The probe into Brazil’s meat corruption was launched March 17, 2017, by Brazil’s Federal Police. Brazil, the world’s largest beef and poultry exporter and the fourth largest exporter of pork, saw its exports drop to near zero within a week of the scandal’s announcement, though most export sales have resumed.

The suspects in the case are charged with falsifying medical records and certificates, tampering with food products, conspiracy and corruption. One employee at a JBS processing plant in Brazil was included in the investigation, allegedly due to his relationship with federal inspectors. The employee was suspended.

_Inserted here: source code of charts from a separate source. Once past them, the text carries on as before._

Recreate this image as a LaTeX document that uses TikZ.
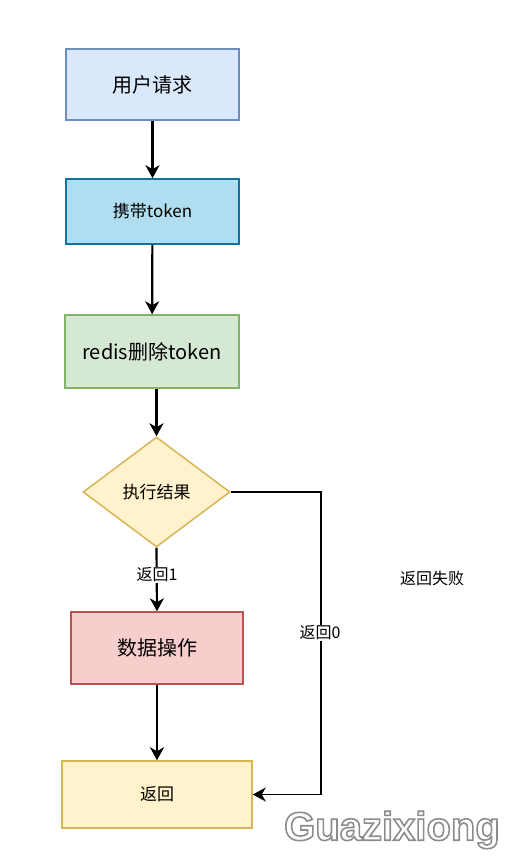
\documentclass[tikz,border=0pt]{standalone}
\usepackage{fontspec}
\setmainfont{Noto Sans CJK SC}
\newfontfamily\wmfont{Liberation Sans}[BoldFont={* Bold}]
\usetikzlibrary{shapes.geometric,arrows.meta}
\definecolor{b1f}{HTML}{DAE8FC}\definecolor{b1d}{HTML}{6C8EBF}
\definecolor{b2f}{HTML}{B1DDF0}\definecolor{b2d}{HTML}{10739E}
\definecolor{b3f}{HTML}{D5E8D4}\definecolor{b3d}{HTML}{82B366}
\definecolor{yf}{HTML}{FFF2CC}\definecolor{yd}{HTML}{D6B656}
\definecolor{rf}{HTML}{F8CECC}\definecolor{rd}{HTML}{B85450}
\begin{document}
\begin{tikzpicture}[x=1pt,y=-1pt,
  box/.style={draw,rectangle,line width=1.5pt,inner sep=0pt,align=center},
  flow/.style={line width=2.2pt,-{Stealth[length=13pt,width=14pt,inset=4pt]}},
  lbl/.style={fill=white,inner sep=1pt,font=\fontsize{16}{18}\selectfont}]
\path[use as bounding box] (0,0) rectangle (510,862);
\node[box,fill=b1f,draw=b1d,minimum width=173pt,minimum height=71pt,font=\fontsize{20}{22}\selectfont] (b1) at (152.5,84.5) {用户请求};
\node[box,fill=b2f,draw=b2d,minimum width=173pt,minimum height=65pt,font=\fontsize{17}{19}\selectfont] (b2) at (152.5,211.5) {携带token};
\node[box,fill=b3f,draw=b3d,minimum width=174pt,minimum height=73pt,font=\fontsize{20}{22}\selectfont] (b3) at (152,351.5) {redis删除token};
\node[diamond,draw=yd,fill=yf,line width=1.5pt,inner sep=0pt,minimum width=147pt,minimum height=110pt,font=\fontsize{17}{19}\selectfont] (d) at (156.5,492) {执行结果};
\node[box,fill=rf,draw=rd,minimum width=172pt,minimum height=72pt,font=\fontsize{20}{22}\selectfont] (b5) at (157,648) {数据操作};
\node[box,fill=yf,draw=yd,minimum width=190pt,minimum height=67pt,font=\fontsize{17}{19}\selectfont] (b6) at (157,794.5) {返回};
\coordinate (c1) at (321,492);
\draw[flow] (b1) -- (b2);
\draw[flow] (b2) -- (b3);
\draw[flow] (d.north |- b3.south) -- (d.north);
\draw[flow] (d.south) -- (b5.north);
\draw[flow] (b5.south) -- (b6.north);
\draw[flow,line width=1.8pt] (d.east) -- (c1) |- (b6.east);
\node[lbl] (l1) at (157,575) {返回1};
\node[lbl] (l0) at (320,633) {返回0};
\node[font=\fontsize{16}{18}\selectfont,inner sep=0pt] (fail) at (432,578) {返回失败};
\node[font=\wmfont\bfseries\fontsize{40}{44}\selectfont,text=white,inner sep=0pt] (wm) at (392,830) {\special{pdf:literal direct 2 Tr 1.6 w 0.55 G}Guazixiong\special{pdf:literal direct 0 Tr}};
\end{tikzpicture}
\end{document}
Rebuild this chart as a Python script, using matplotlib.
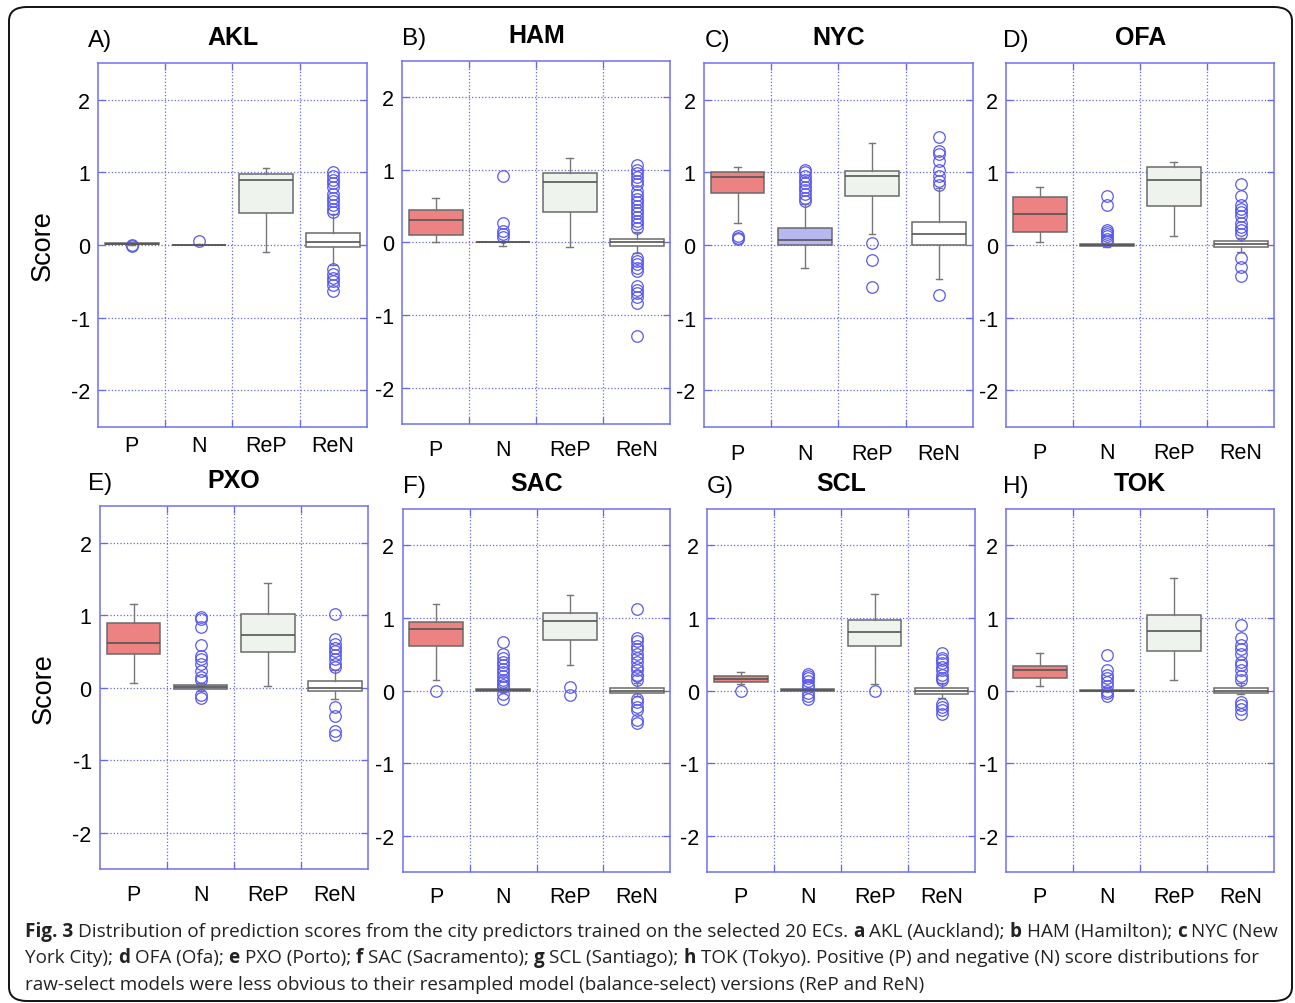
import numpy as np
import matplotlib
matplotlib.use("Agg")
from matplotlib import pyplot as plt
from matplotlib.patches import FancyBboxPatch

plt.rcParams["font.family"] = ["Liberation Sans", "DejaVu Sans"]
plt.rcParams["axes.unicode_minus"] = False

# ---- Data: box statistics (whislo, q1, med, q3, whishi) ----
categories = ["P", "N", "ReP", "ReN"]
cities = ["AKL", "HAM", "NYC", "OFA", "PXO", "SAC", "SCL", "TOK"]
letters = ["A)", "B)", "C)", "D)", "E)", "F)", "G)", "H)"]

akl_stats = [(0.0, 0.015, 0.02, 0.03, 0.035), (0.0, 0.0, 0.0, 0.005, 0.01),
             (-0.1, 0.44, 0.90, 0.98, 1.06), (-0.28, -0.03, 0.04, 0.16, 0.42)]
akl_fliers = [[0.0, -0.01], [0.05], [],
              [0.45, 0.5, 0.55, 0.6, 0.65, 0.7, 0.8, 0.85, 0.9, 0.95, 1.0,
               -0.33, -0.4, -0.45, -0.5, -0.55, -0.63]]

ham_stats = [(0.0, 0.10, 0.31, 0.45, 0.61), (-0.055, 0.0, 0.005, 0.01, 0.02),
             (-0.07, 0.42, 0.83, 0.96, 1.16), (-0.14, -0.05, 0.0, 0.05, 0.14)]
ham_fliers = [[], [0.91, 0.26, 0.15, 0.12, 0.07], [],
              [0.2, 0.25, 0.3, 0.35, 0.4, 0.45, 0.5, 0.55, 0.6, 0.65, 0.7, 0.8, 0.85, 0.9,
               0.95, 1.0, 1.06, -0.21, -0.25, -0.3, -0.35, -0.4, -0.6, -0.65, -0.7, -0.75,
               -0.84, -1.29]]

nyc_stats = [(0.30, 0.72, 0.93, 1.0, 1.07), (-0.31, 0.0, 0.07, 0.24, 0.56),
             (0.15, 0.67, 0.945, 1.02, 1.40), (-0.47, 0.0, 0.15, 0.32, 0.78)]
nyc_fliers = [[0.08, 0.1, 0.12],
              [0.6, 0.65, 0.7, 0.75, 0.8, 0.85, 0.9, 0.95, 1.0, 1.03],
              [0.03, -0.2, -0.58],
              [0.82, 0.88, 0.95, 1.03, 1.15, 1.25, 1.3, 1.48, -0.69]]

ofa_stats = [(0.04, 0.18, 0.43, 0.665, 0.80), (-0.03, -0.01, 0.0, 0.01, 0.03),
             (0.13, 0.54, 0.90, 1.07, 1.14), (-0.1, -0.03, 0.01, 0.06, 0.1)]
ofa_fliers = [[], [0.67, 0.55, 0.2, 0.18, 0.15, 0.12, 0.08, 0.05], [],
              [0.15, 0.2, 0.25, 0.3, 0.4, 0.45, 0.5, 0.55, 0.67, 0.84, -0.18, -0.3, -0.43]]

pxo_stats = [(0.06, 0.46, 0.62, 0.89, 1.15), (-0.05, -0.02, 0.01, 0.03, 0.06),
             (0.02, 0.49, 0.73, 1.02, 1.44), (-0.15, -0.04, 0.0, 0.09, 0.25)]
pxo_fliers = [[], [0.97, 0.95, 0.83, 0.59, 0.44, 0.4, 0.33, 0.23, 0.14, 0.1, -0.1, -0.14], [],
              [1.02, 0.67, 0.6, 0.55, 0.5, 0.45, 0.4, 0.33, 0.28, -0.26, -0.39, -0.6, -0.65]]

sac_stats = [(0.14, 0.61, 0.85, 0.95, 1.19), (-0.02, 0.0, 0.01, 0.02, 0.03),
             (0.35, 0.70, 0.96, 1.07, 1.31), (-0.08, -0.03, 0.0, 0.04, 0.1)]
sac_fliers = [[0.0],
              [0.67, 0.5, 0.45, 0.4, 0.35, 0.3, 0.25, 0.2, 0.15, 0.12, 0.08, 0.05, -0.05, -0.11],
              [0.05, -0.06],
              [1.12, 0.72, 0.68, 0.62, 0.58, 0.5, 0.45, 0.4, 0.33, 0.28, 0.22, 0.2, 0.15,
               -0.12, -0.16, -0.22, -0.26, -0.4, -0.45]]

scl_stats = [(0.09, 0.12, 0.16, 0.20, 0.26), (0.0, 0.0, 0.01, 0.02, 0.03),
             (0.09, 0.62, 0.81, 0.97, 1.33), (-0.1, -0.05, 0.0, 0.04, 0.1)]
scl_fliers = [[0.0], [0.23, 0.2, 0.17, 0.13, 0.08, 0.05, -0.03, -0.08, -0.12], [0.0],
              [0.52, 0.45, 0.42, 0.38, 0.33, 0.28, 0.22, 0.18, 0.15, -0.18, -0.22, -0.27, -0.32]]

tok_stats = [(0.07, 0.18, 0.29, 0.34, 0.52), (-0.005, -0.005, 0.0, 0.005, 0.005),
             (0.15, 0.55, 0.82, 1.04, 1.55), (-0.05, -0.03, 0.0, 0.03, 0.1)]
tok_fliers = [[], [0.49, 0.28, 0.22, 0.18, 0.12, 0.06, 0.0, -0.03, -0.07], [],
              [0.9, 0.72, 0.63, 0.58, 0.5, 0.4, 0.35, 0.28, 0.2, 0.15, -0.15, -0.2, -0.25, -0.32]]

all_stats = [akl_stats, ham_stats, nyc_stats, ofa_stats, pxo_stats, sac_stats, scl_stats, tok_stats]
all_fliers = [akl_fliers, ham_fliers, nyc_fliers, ofa_fliers, pxo_fliers, sac_fliers, scl_fliers, tok_fliers]

yticks = [-2, -1, 0, 1, 2]

# ---- Layout (pixels: left, top, right, bottom) ----
W, H = 1295, 1004
panel_px = [(98.3, 64.3, 366.7, 427.7), (402.3, 61.7, 670.3, 425.0),
            (704.0, 64.3, 972.7, 427.7), (1006.3, 64.3, 1274.3, 427.7),
            (100.0, 507.3, 368.3, 870.0), (402.7, 510.0, 670.3, 873.3),
            (707.3, 510.0, 975.0, 873.3), (1006.3, 510.0, 1274.3, 873.3)]
letter_dx = [-10, 0, 1, -3, -12, 0, -1, -3]
xlabel_pad = [6, 11, 12, 11, 11, 10, 10, 10]

grid_c = "#6666ee"
box_edge = "#6a6a6a"
fills = ["#ec8282", "#b8b8f0", "#eef3ee", "#ffffff"]

fig = plt.figure(figsize=(W / 100, H / 100), dpi=100)

# Outer rounded frame
frame = FancyBboxPatch((9 / W, 1 - 1002 / H), (1292 - 9) / W, (1002 - 8) / H,
                       boxstyle="round,pad=0,rounding_size=0.014",
                       transform=fig.transFigure, fill=False, edgecolor="#111111",
                       linewidth=1.4, zorder=0)
fig.patches.append(frame)

for i, (l, t, r, b) in enumerate(panel_px):
    ax = fig.add_axes([l / W, 1 - b / H, (r - l) / W, (b - t) / H])

    stats = []
    for (lo, q1, med, q3, hi), fl in zip(all_stats[i], all_fliers[i]):
        stats.append(dict(whislo=lo, q1=q1, med=med, q3=q3, whishi=hi, fliers=fl))

    bp = ax.bxp(stats, positions=[1, 2, 3, 4], widths=0.8, capwidths=0.1,
                patch_artist=True, showfliers=True,
                boxprops=dict(edgecolor=box_edge, linewidth=1.1),
                medianprops=dict(color="#555555", linewidth=1.2),
                whiskerprops=dict(color="#777777", linewidth=1.0),
                capprops=dict(color="#777777", linewidth=1.0),
                flierprops=dict(marker="o", markerfacecolor="none",
                                markeredgecolor="#5a5af0", markersize=8.3,
                                markeredgewidth=0.9))
    for patch, fc in zip(bp["boxes"], fills):
        patch.set_facecolor(fc)

    ax.set_xlim(0.5, 4.5)
    ax.set_ylim(-2.5, 2.5)
    ax.set_xticks([1, 2, 3, 4])
    ax.set_xticklabels(categories, fontsize=15.5)
    ax.set_xticks([1.5, 2.5, 3.5], minor=True)
    ax.set_yticks(yticks)
    ax.set_yticklabels([str(v) for v in yticks], fontsize=15.5)

    ax.set_axisbelow(True)
    ax.grid(axis="y", which="major", linestyle=":", color=grid_c, linewidth=0.9)
    ax.grid(axis="x", which="minor", linestyle=":", color=grid_c, linewidth=0.9)
    ax.tick_params(axis="x", which="major", length=0, pad=xlabel_pad[i])
    ax.tick_params(axis="x", which="minor", direction="in", length=5, top=True,
                   color=grid_c, width=0.9)
    ax.tick_params(axis="y", which="major", direction="in", length=5, right=True,
                   color=grid_c, width=0.9, pad=6)
    for sp in ax.spines.values():
        sp.set_color("#7070f0")
        sp.set_linewidth(1.1)

    if i % 4 == 0:
        ax.set_ylabel("Score", fontsize=19.5, labelpad=11)

    cx = (l + r) / 2
    fig.text(cx / W, 1 - (t - 26) / H, cities[i], fontsize=18, fontweight="bold",
             ha="center", va="center")
    fig.text((l + letter_dx[i]) / W, 1 - (t - 23) / H, letters[i], fontsize=17.5,
             ha="left", va="center")

# ---- Caption with mixed bold runs ----
caption_lines = [
    [("Fig. 3", True),
     (" Distribution of prediction scores from the city predictors trained on the selected 20 ECs. ", False),
     ("a", True), (" AKL (Auckland); ", False), ("b", True), (" HAM (Hamilton); ", False),
     ("c", True), (" NYC (New", False)],
    [("York City); ", False), ("d", True), (" OFA (Ofa); ", False), ("e", True),
     (" PXO (Porto); ", False), ("f", True), (" SAC (Sacramento); ", False), ("g", True),
     (" SCL (Santiago); ", False), ("h", True),
     (" TOK (Tokyo). Positive (P) and negative (N) score distributions for", False)],
    [("raw-select models were less obvious to their resampled model (balance-select) versions (ReP and ReN)", False)],
]
cap_font = ["Open Sans", "DejaVu Sans"]
renderer = fig.canvas.get_renderer()


def text_width(s, bold, size):
    tt = fig.text(0, 0, s, fontsize=size, family=cap_font,
                  fontweight="bold" if bold else "normal")
    w = tt.get_window_extent(renderer).width
    tt.remove()
    return w


def line_width(segs, size):
    sp = text_width("a a", False, size) - text_width("aa", False, size)
    total = 0
    for s, bold in segs:
        core = s.strip(" ")
        lead = len(s) - len(s.lstrip(" "))
        trail = len(s) - len(s.rstrip(" "))
        total += (lead + trail) * sp + (text_width(core, bold, size) if core else 0)
    return total


cap_size = 12 * (1245 / line_width(caption_lines[0], 12))
space_w = text_width("a a", False, cap_size) - text_width("aa", False, cap_size)
baselines = [937, 963, 990]
for segs, yb in zip(caption_lines, baselines):
    x = 25
    for s, bold in segs:
        core = s.strip(" ")
        lead = len(s) - len(s.lstrip(" "))
        trail = len(s) - len(s.rstrip(" "))
        x += lead * space_w
        if core:
            fig.text(x / W, 1 - yb / H, core, fontsize=cap_size, family=cap_font,
                     fontweight="bold" if bold else "normal", color="#222222",
                     ha="left", va="baseline")
            x += text_width(core, bold, cap_size)
        x += trail * space_w

fig.savefig("out.png", dpi=100)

Allegations also include selling spoiled meat and injecting water to sell poultry at higher prices. Police also reported that the producers under investigation used ascorbic acid and other chemical ingredients, in quantities far above the legally permitted amount, in order to “disguise the physical aspect or smell of rotten meat.”

No JBS brands or products are associated with product tampering nor has JBS been accused of selling tainted or rotten meat. The majority of this investigation, particularly the food quality issues, focused on the actions of smaller companies in Brazil that supply the domestic market, not JBS.

JBS is the largest meat packer in the world, with subsidiary JBS USA the second largest beef packer in the U.S., with nine beef plants and estimated 2016 sales of $14 billion. JBS USA is not involved in the Brazilian scandal. JBS USA is a “leading processor of beef, pork and lamb in the U.S., a leading processor of beef in Canada and the largest cattle feeder in the world.”